The recent downturn has fundamentally changed oil and gas organizations. Tens of thousands of people—possessing hundreds of thousands of years of experience—have left companies and sought work in other industries.
It makes sense to envision what the workforce could look like in the coming years. Digital is breaking through established work boundaries, and tomorrow’s best decision-makers may well be machines.
Making exploration and production “boundaryless"
Due to the boom-and-bust nature of the industry and successive waves of downsizing, upstream oil and gas companies are in a difficult position when it comes to talent. An innovative approach is to think how digital technologies can be leveraged to reduce fixed costs (e.g., plant assets, full-time equivalents) while still achieving desired business outcomes.
Consider how digital technologies have reshaped other industries. People can hail taxis using smartphones, and companies do not bear the fixed costs of vehicle ownership or pay for a legion of full-time employee drivers.
Rather than employing more full-time geoscientists, engineers and support staff, and trying to find ways to keep all of them busy, companies can look to fee-based arrangements linked to specific projects, analysis and reports. Responsibilities traditionally assigned to full-time employees could be broken into discrete chunks and assigned, often to experts operating remotely and independently, linked by digital technologies that enable collaboration among participants working on multiple continents.
Rather than hiring more “doers,” you might need to attract employees who are good at procuring talent on a project-by-project basis and managing teams across traditional departmental boundaries.
Tomorrow’s best decision-makers could be machines
Projects that might have taken an employee months to analyze and report on can now be done by intelligent machines in a fraction of the time. Machines can crunch massive amounts of data on well sites and geological formations to make recommendations, and do the work objectively without fear of providing an answer that may fly in the face of conventional wisdom.
Cognitive assistants can deliver visual analysis of sites and provide recommendations, which is especially helpful for less experienced talent, whether full-time or being paid through fee arrangements. By using machine learning to reveal insights from large amounts of data, digital platforms are a smart way to deal with the “crew change”—the impending wave of retirements in oil and gas.
What can CIOs do to orchestrate this transformation?
Start by finding a persuasive sponsor to push the envelope with creative proof-of-concept projects.
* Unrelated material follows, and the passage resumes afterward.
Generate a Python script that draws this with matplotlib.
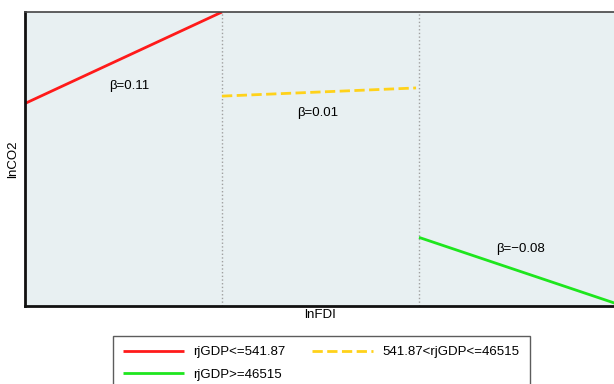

Don’t be afraid to fail.
Examine current pools of employees, contractors and service suppliers, and envision how digital advances could enable higher-quality outcomes with more flexible networks.
Envision the IT architecture needed to enable an agile, well-connected business.
Work with human resources to consider the breadth and depth of impact.
Measure performance on new projects, try different approaches and build on your successes.
The voices of CIOs are increasingly relevant as executive suites and boardroom lay the foundation for digital, which is transforming companies and entire industries.